What you are asked to do —
Repeat the listing exactly as given, omitting every image.

===== Dataset extract

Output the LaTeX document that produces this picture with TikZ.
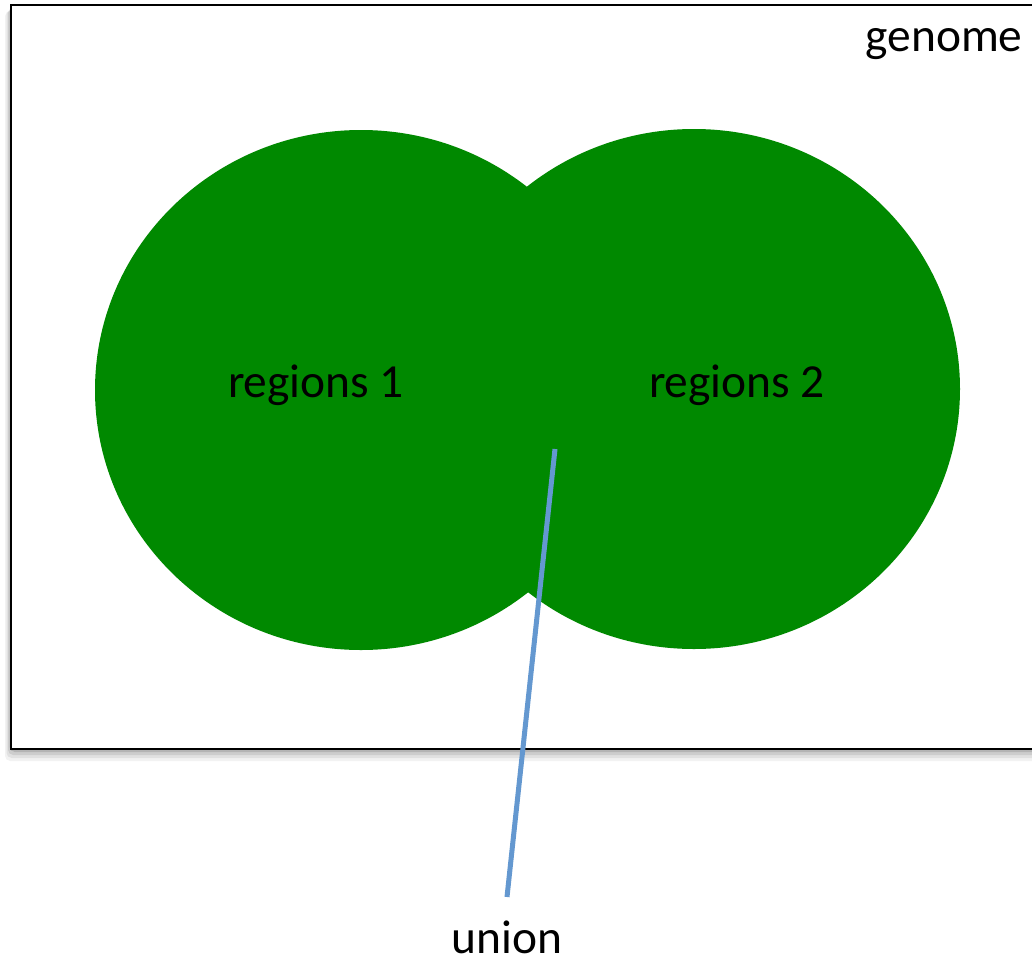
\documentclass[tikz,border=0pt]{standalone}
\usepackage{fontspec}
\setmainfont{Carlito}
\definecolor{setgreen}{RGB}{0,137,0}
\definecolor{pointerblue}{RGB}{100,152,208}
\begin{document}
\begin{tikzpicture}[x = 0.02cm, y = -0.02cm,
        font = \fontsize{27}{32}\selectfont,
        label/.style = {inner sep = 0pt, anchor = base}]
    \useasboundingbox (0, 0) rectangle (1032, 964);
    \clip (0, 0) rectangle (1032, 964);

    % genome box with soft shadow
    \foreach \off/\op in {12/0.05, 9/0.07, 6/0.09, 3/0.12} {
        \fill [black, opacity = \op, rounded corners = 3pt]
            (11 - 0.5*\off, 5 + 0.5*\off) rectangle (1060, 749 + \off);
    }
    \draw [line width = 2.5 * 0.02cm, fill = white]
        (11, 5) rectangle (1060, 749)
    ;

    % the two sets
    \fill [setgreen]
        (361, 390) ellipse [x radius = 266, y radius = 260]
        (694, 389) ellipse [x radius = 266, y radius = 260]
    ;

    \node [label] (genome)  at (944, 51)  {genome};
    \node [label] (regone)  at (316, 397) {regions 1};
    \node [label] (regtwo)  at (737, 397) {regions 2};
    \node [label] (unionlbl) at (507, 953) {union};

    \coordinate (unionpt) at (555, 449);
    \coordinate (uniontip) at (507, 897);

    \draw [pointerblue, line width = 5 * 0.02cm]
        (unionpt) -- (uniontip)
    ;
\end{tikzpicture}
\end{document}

==========

Final answer —
Output the LaTeX document that produces this picture with TikZ.
\documentclass[tikz,border=0pt]{standalone}
\usepackage{fontspec}
\setmainfont{Carlito}
\definecolor{setgreen}{RGB}{0,137,0}
\definecolor{pointerblue}{RGB}{100,152,208}
\begin{document}
\begin{tikzpicture}[x = 0.02cm, y = -0.02cm,
        font = \fontsize{27}{32}\selectfont,
        label/.style = {inner sep = 0pt, anchor = base}]
    \useasboundingbox (0, 0) rectangle (1032, 964);
    \clip (0, 0) rectangle (1032, 964);

    % genome box with soft shadow
    \foreach \off/\op in {12/0.05, 9/0.07, 6/0.09, 3/0.12} {
        \fill [black, opacity = \op, rounded corners = 3pt]
            (11 - 0.5*\off, 5 + 0.5*\off) rectangle (1060, 749 + \off);
    }
    \draw [line width = 2.5 * 0.02cm, fill = white]
        (11, 5) rectangle (1060, 749)
    ;

    % the two sets
    \fill [setgreen]
        (361, 390) ellipse [x radius = 266, y radius = 260]
        (694, 389) ellipse [x radius = 266, y radius = 260]
    ;

    \node [label] (genome)  at (944, 51)  {genome};
    \node [label] (regone)  at (316, 397) {regions 1};
    \node [label] (regtwo)  at (737, 397) {regions 2};
    \node [label] (unionlbl) at (507, 953) {union};

    \coordinate (unionpt) at (555, 449);
    \coordinate (uniontip) at (507, 897);

    \draw [pointerblue, line width = 5 * 0.02cm]
        (unionpt) -- (uniontip)
    ;
\end{tikzpicture}
\end{document}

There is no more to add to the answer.